Destaca la voz de los tenores Sébastien Dutrieux y Charles Worman. La de Sylvia Schwartz suena suave, muy bien modulada, excelente en las zonas altas. Patricia Redondo (niña solista en la obra) me gustó muchísimo. Habrá que seguir de cerca a esta joven. Y, por supuesto, la participación de Marion Cotillard es estupenda. La actriz se pasa hora y tres cuartos subida en una plancha que sube y baja y le impide desarrollar un arco dramático soportado por el lenguaje corporal; solo la expresión del rostro y la modulación de la voz hacen que aparezca el personaje de Juana de Arco en todo su esplendor.
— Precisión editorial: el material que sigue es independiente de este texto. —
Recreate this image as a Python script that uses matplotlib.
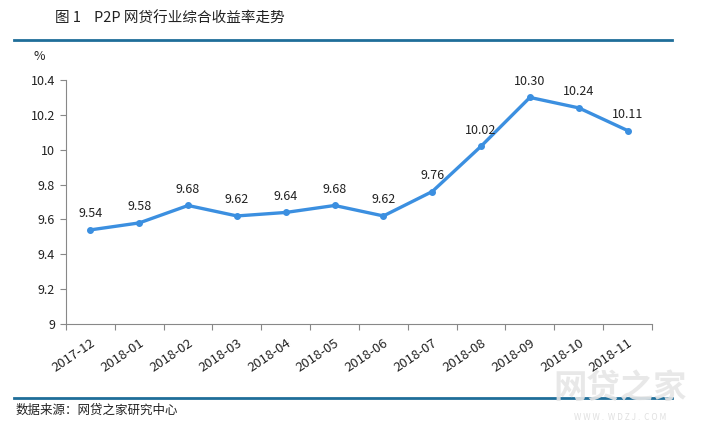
import matplotlib.pyplot as plt
from matplotlib.lines import Line2D

plt.rcParams['font.family'] = ['Noto Sans CJK SC', 'DejaVu Sans']

months = ['2017-12', '2018-01', '2018-02', '2018-03', '2018-04', '2018-05',
          '2018-06', '2018-07', '2018-08', '2018-09', '2018-10', '2018-11']
rate = [9.54, 9.58, 9.68, 9.62, 9.64, 9.68, 9.62, 9.76, 10.02, 10.30, 10.24, 10.11]
rate_labels = ['9.54', '9.58', '9.68', '9.62', '9.64', '9.68',
               '9.62', '9.76', '10.02', '10.30', '10.24', '10.11']
y_ticks = [9, 9.2, 9.4, 9.6, 9.8, 10, 10.2, 10.4]
y_tick_labels = ['9', '9.2', '9.4', '9.6', '9.8', '10', '10.2', '10.4']

W, H = 712, 433
fig = plt.figure(figsize=(W / 100, H / 100), dpi=100)
ax = fig.add_axes([66 / W, 1 - 324 / H, (652 - 66) / W, (324 - 80) / H])

x = list(range(len(months)))
line_color = '#3b8fe0'
ax.plot(x, rate, color=line_color, lw=2.4, marker='o', ms=4, solid_capstyle='round')
for xi, yi, lab in zip(x, rate, rate_labels):
    ax.annotate(lab, (xi, yi), xytext=(0, 7), textcoords='offset points',
                ha='center', va='bottom', fontsize=9, color='#222222')

ax.set_xlim(-0.5, len(months) - 0.5)
ax.set_ylim(9, 10.4)
ax.set_yticks(y_ticks)
ax.set_yticklabels(y_tick_labels, fontsize=9, color='#222222')
ax.set_xticks([i - 0.5 for i in range(len(months) + 1)])
ax.set_xticklabels([])
ax.set_xticks(x, minor=True)
ax.set_xticklabels(months, minor=True, rotation=34, ha='right', rotation_mode='anchor',
                   fontsize=9.5, color='#222222')
ax.tick_params(axis='x', which='minor', length=0, pad=9)
ax.tick_params(axis='x', which='major', length=4, color='#888888')
ax.tick_params(axis='y', length=4, color='#888888', pad=4)

for s in ['top', 'right']:
    ax.spines[s].set_visible(False)
for s in ['left', 'bottom']:
    ax.spines[s].set_color('#888888')
    ax.spines[s].set_linewidth(0.8)

# header, rules and source
rule_color = '#1f6e99'
fig.add_artist(Line2D([14 / W, 672 / W], [1 - 40 / H, 1 - 40 / H], color=rule_color, lw=2))
fig.add_artist(Line2D([14 / W, 672 / W], [1 - 398 / H, 1 - 398 / H], color=rule_color, lw=2))
fig.text(55 / W, 1 - 19 / H, '图 1    P2P 网贷行业综合收益率走势', fontsize=10.5,
         va='center', ha='left', color='#222222')
fig.text(34 / W, 1 - 57 / H, '%', fontsize=9, va='center', ha='left', color='#222222')
fig.text(16 / W, 1 - 410 / H, '数据来源：网贷之家研究中心', fontsize=9,
         va='center', ha='left', color='#222222')

# watermark
fig.text(620 / W, 1 - 388 / H, '网贷之家', fontsize=24, ha='center', va='center',
         color='#e6e6e6', fontweight='bold', alpha=0.9)
fig.text(620 / W, 1 - 418 / H, 'W W W .  W D Z J .  C O M', fontsize=6, ha='center',
         va='center', color='#e0e0e0')

fig.savefig('out.png', dpi=100)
Programar este tipo de espectáculos es una apuesta arriesgada si se trata del Teatro Real de Madrid. Joan Matabosch, director artístico, está demostrando que correr esos riesgos merece la pena para la entidad y para los espectadores que pensaban que con Puccini se había acabado la ópera. Primero fue Mortier. Ahora es Matabosch. Bien, bien.